Ces affrontements ont lieu à des centaines, parfois des milliers de kilomètres des villes et des pâturages. Dans les steppes d’Asie centrale autant qu’en Inde, l’alimentation des chevaux et des hommes est tout aussi importante que la qualité des sabres. D’où venaient donc les approvisionnements nécessaires? Les steppes ne sont-elles pas synonyme de territoire désertiques et de populations nomades ? Et l’Inde que nous décrivons toujours surpeuplée e sous-alimentée où trouvait-elle, en 1690, ces immenses ressources ? Le point de départ et le fil rouge de cet ouvrage est donc tout simple : l’approvisionnement des armées dans les steppes et lors des sièges dans des régions périphériques.
De quelle manière les Russes, les Chinois et les Moghols ont, chacun à sa manière, réglé ce problème ? Dans l’édification des Empires eurasiatiques, la lutte pour les chevaux est impitoyable. Chinois, russes et Moghols vont s’affronter entre eux et avec les peuples des steppes, les éleveurs mongols. Qui parmi les Chinois, les Russes et les Moghols aura mieux réussi dans ces opérations et pour quelles raisons ? Au-delà, l’organisation militaire exige une discipline, une administration fiscale et un système de recrutement.
Ce dernier peut avoir comme cible des mercenaires, des élites guerrières, des cavaliers nobles, des soldats paysans. En Inde des guerriers ascètes combattent à côté de paysans affamés et des cavaliers Rajputs ; dans les steppes d’Asie centrale, les cosaques déferlent à côté des Nogays, véritables nomades et de paysans russes cachés derrière les fortifications en bois ; en Chine enfin, ou plutôt dans sa partie nord-occidentale ; des paysans han, des criminels ordinaires et des guerriers mandchous organisés en bannières sont confrontés aux hordes Zunghars (mongoles oirats).

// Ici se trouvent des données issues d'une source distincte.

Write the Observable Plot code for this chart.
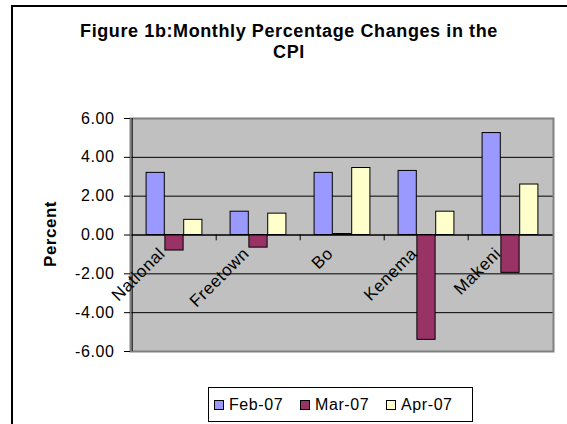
<!DOCTYPE html>
<html>
<head>
<meta charset="utf-8">
<script src="https://cdn.jsdelivr.net/npm/d3@7"></script>
<script src="https://cdn.jsdelivr.net/npm/@observablehq/plot@0.6"></script>
<style>
  html, body { margin: 0; padding: 0; background: #fff; }
  #wrap { position: relative; width: 567px; height: 424px; overflow: hidden; background: #fff;
          font-family: "Liberation Sans", Arial, sans-serif; }
  #border { position: absolute; left: 11px; top: 5px; width: 700px; height: 700px;
            border-left: 2px solid #000; border-top: 2px solid #000; }
  #title { position: absolute; left: 0; top: 21px; width: 578px; text-align: center;
           font-weight: bold; font-size: 18px; letter-spacing: 0.6px; line-height: 21px; color: #000; }
  #chart { position: absolute; left: 0; top: 0; }
  #legend { position: absolute; left: 208px; top: 387px; width: 265px; height: 35px; box-sizing: border-box;
            border: 1px solid #000; background: #fff; display: flex; align-items: center;
            padding-left: 5px; font-size: 16px; letter-spacing: 0.6px; color: #000; }
  .item { display: flex; align-items: center; width: 86px; }
  .sw { width: 8px; height: 8px; border: 1px solid #000; margin-right: 5px; flex: none; }
</style>
</head>
<body>
<div id="wrap">
  <div id="border"></div>
  <div id="chart"></div>
  <div id="title">Figure 1b:Monthly Percentage Changes in the<br>CPI</div>
  <div id="legend"></div>
</div>
<script>
const categories = ["National", "Freetown", "Bo", "Kenema", "Makeni"];
const seriesNames = ["Feb-07", "Mar-07", "Apr-07"];
const feb07 = [3.2, 1.2, 3.2, 3.3, 5.25];
const mar07 = [-0.8, -0.65, 0.05, -5.4, -1.95];
const apr07 = [0.78, 1.1, 3.45, 1.2, 2.6];
const seriesColors = ["#9999FF", "#993366", "#FFFFCC"];
const yTicks = [-6, -4, -2, 0, 2, 4, 6];
const yLabel = "Percent";

const seriesValues = [feb07, mar07, apr07];
const rows = seriesValues.map((vals, s) =>
  vals.map((v, i) => ({category: categories[i], series: seriesNames[s], value: v}))
);

const W = 567, H = 424, mL = 130, mR = 14, mT = 118, mB = 73;
const band = (W - mL - mR) / categories.length;
const barW = band / 4.5;
const inset = (band - barW) / 2;

const barMarks = rows.map((data, s) =>
  Plot.barY(data, {
    x: "category", y: "value",
    fill: seriesColors[s], stroke: "#000", strokeWidth: 1,
    insetLeft: inset, insetRight: inset, dx: (s - 1) * barW
  })
);

const plot = Plot.plot({
  width: W, height: H,
  marginLeft: mL, marginRight: mR, marginTop: mT, marginBottom: mB,
  style: {fontFamily: "'Liberation Sans', Arial, sans-serif", fontSize: "15px", color: "#000", background: "transparent"},
  x: {type: "band", domain: categories, padding: 0, axis: null},
  y: {domain: [-6, 6], axis: null},
  marks: [
    Plot.frame({fill: "#C0C0C0", stroke: null}),
    Plot.gridY(yTicks, {stroke: "#000", strokeOpacity: 1, strokeWidth: 1}),
    ...barMarks,
    Plot.ruleY([0], {stroke: "#000", strokeWidth: 1}),
    Plot.ruleX(categories.slice(1), {x: d => d, dx: -band / 2, y1: 0, y2: -0.3, stroke: "#000"}),
    Plot.frame({stroke: "#808080", strokeWidth: 2}),
    Plot.ruleX([categories[0]], {x: d => d, dx: -band / 2, stroke: "#000", strokeWidth: 1}),
    Plot.axisY({ticks: yTicks, tickFormat: d => d.toFixed(2), tickSize: 6, tickPadding: 10,
                fontSize: 16, label: null, ariaDescription: "ytick"}),
    Plot.text(categories, {x: d => d, y: 0, rotate: -45, textAnchor: "end", lineAnchor: "top",
                           dx: -17, dy: 11, fontSize: 17, fill: "#000", ariaDescription: "xlab"}),
    Plot.text([yLabel], {frameAnchor: "left", textAnchor: "middle", rotate: -90, dx: -80, dy: -1,
                         fontSize: 17, fontWeight: "bold", fill: "#000", ariaDescription: "ylab"})
  ]
});
document.getElementById("chart").appendChild(plot);

d3.select(plot).selectAll('g[aria-description="ytick"] text').attr("letter-spacing", "0.6px");
d3.select(plot).selectAll('g[aria-description="xlab"] text').attr("letter-spacing", "0.6px");
d3.select(plot).selectAll('g[aria-description="ylab"] text').attr("letter-spacing", "0.5px");

const legend = document.getElementById("legend");
seriesNames.forEach((name, i) => {
  const item = document.createElement("div");
  item.className = "item";
  const sw = document.createElement("div");
  sw.className = "sw";
  sw.style.background = seriesColors[i];
  const t = document.createElement("span");
  t.textContent = name;
  item.appendChild(sw);
  item.appendChild(t);
  legend.appendChild(item);
});
</script>
</body>
</html>
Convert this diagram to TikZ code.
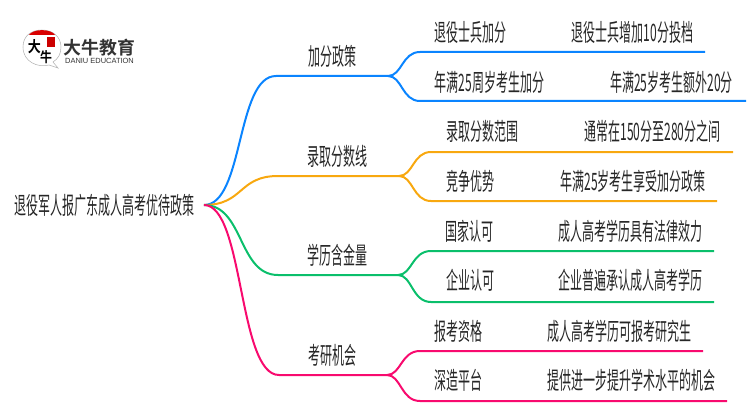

Tous doivent être rémunérés alors même que leur emploi détourne des ressources monétaires, alimentaires et des bras d’autres occupations. Tout l’équilibre social est concerné. Les formes du recrutement et de la gestion des soldats, leurs équipements et approvisionnements s’ancrent dans le tissu social, dans les formes des institutions politiques et, bien entendu, dépendent de l’accès aux ressources disponibles.
Les relations entre paysans, seigneurs, soldats et administration règlent cette architecture complexe. Et le sort de ces trois empires immenses, les systèmes socio-économiques sur lesquels ils reposent, ne sont pas anecdotiques ; ce sont eux qui dominent le monde à une époque où personne n’aurait misé sur la suprématie mondiale de l’Europe. Jusqu’en 1789, quand l’Angleterre vient juste d’occuper le Bengale, l’Asie a encore de l’avance.
Pourtant, un siècle plus tard, cette hiérarchie aura été complètement bouleversée ; l’Occident domine la planète. Alessandro Stanziani, auteur majeur du changement de perspective propre à l’histoire globale, explique dans ce livre ce prodigieux retournement, qu’a oublié l’histoire racontée par ceux qui connaissent la suite de l’histoire. Cette hiérarchie a été bouleversée, mais pour combien de temps ?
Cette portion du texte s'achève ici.